* [SUPPLIED INFORMATION]:
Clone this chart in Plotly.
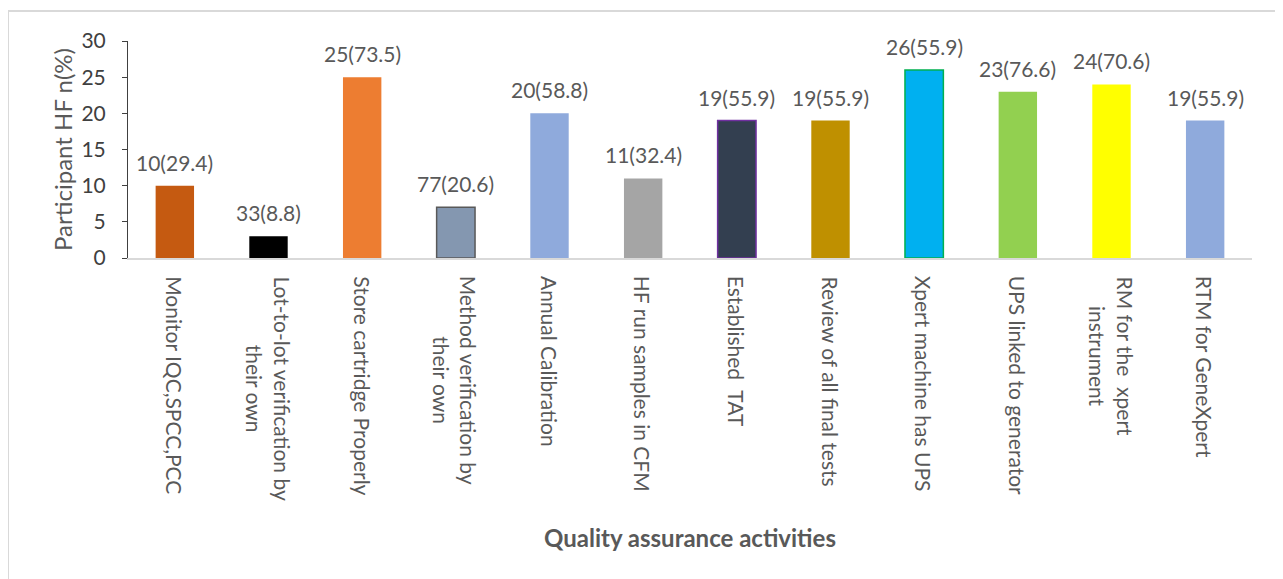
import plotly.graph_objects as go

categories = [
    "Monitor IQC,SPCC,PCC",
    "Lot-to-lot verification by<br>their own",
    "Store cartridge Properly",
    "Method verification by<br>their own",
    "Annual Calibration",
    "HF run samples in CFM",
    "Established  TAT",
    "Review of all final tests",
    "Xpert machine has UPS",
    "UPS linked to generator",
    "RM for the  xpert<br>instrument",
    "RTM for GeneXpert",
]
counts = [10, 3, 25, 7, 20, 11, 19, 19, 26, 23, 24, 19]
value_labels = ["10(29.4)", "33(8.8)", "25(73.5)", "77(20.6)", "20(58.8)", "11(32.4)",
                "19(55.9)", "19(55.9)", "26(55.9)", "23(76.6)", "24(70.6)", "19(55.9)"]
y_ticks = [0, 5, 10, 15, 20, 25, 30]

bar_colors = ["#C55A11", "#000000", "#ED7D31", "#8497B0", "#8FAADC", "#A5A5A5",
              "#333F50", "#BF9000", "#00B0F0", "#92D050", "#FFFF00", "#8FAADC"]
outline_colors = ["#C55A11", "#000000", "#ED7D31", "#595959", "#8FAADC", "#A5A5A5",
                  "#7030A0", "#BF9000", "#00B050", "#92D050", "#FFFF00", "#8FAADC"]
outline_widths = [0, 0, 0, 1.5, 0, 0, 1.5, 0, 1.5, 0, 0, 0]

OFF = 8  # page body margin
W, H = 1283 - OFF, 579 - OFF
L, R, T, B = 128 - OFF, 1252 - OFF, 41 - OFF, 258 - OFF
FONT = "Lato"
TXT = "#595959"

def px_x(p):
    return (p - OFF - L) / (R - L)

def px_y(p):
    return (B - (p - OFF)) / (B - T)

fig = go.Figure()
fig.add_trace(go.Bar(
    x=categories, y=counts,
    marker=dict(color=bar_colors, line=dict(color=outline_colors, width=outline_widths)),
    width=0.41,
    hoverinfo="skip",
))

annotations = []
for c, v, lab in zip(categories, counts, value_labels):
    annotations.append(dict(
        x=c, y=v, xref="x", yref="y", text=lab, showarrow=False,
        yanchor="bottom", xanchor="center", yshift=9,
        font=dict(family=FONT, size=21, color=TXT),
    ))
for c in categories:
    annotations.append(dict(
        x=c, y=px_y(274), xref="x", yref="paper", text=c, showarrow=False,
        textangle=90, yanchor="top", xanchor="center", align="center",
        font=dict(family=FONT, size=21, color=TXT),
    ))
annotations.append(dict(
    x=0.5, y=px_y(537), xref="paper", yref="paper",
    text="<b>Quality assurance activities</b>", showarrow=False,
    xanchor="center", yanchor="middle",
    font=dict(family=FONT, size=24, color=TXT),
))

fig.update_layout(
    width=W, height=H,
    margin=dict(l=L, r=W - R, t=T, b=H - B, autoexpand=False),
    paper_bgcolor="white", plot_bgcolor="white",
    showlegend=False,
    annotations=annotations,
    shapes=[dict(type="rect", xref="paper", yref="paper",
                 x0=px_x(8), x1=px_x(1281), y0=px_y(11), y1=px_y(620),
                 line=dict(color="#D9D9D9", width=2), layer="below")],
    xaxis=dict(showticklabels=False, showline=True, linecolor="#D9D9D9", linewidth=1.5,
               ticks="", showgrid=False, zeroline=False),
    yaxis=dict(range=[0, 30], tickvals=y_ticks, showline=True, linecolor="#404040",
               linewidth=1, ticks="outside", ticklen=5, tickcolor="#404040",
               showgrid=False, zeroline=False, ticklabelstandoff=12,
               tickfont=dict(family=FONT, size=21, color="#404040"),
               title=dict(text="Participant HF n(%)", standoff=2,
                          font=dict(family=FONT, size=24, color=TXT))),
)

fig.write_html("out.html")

* [EXERCISE INSTRUCTIONS]: Take the material above from its first line through the line holding "import plotly.graph_objects as go" and set it down exactly, without the pictures.

* [SOLUTION TO THIS PROBLEM]:
Clone this chart in Plotly.
import plotly.graph_objects as go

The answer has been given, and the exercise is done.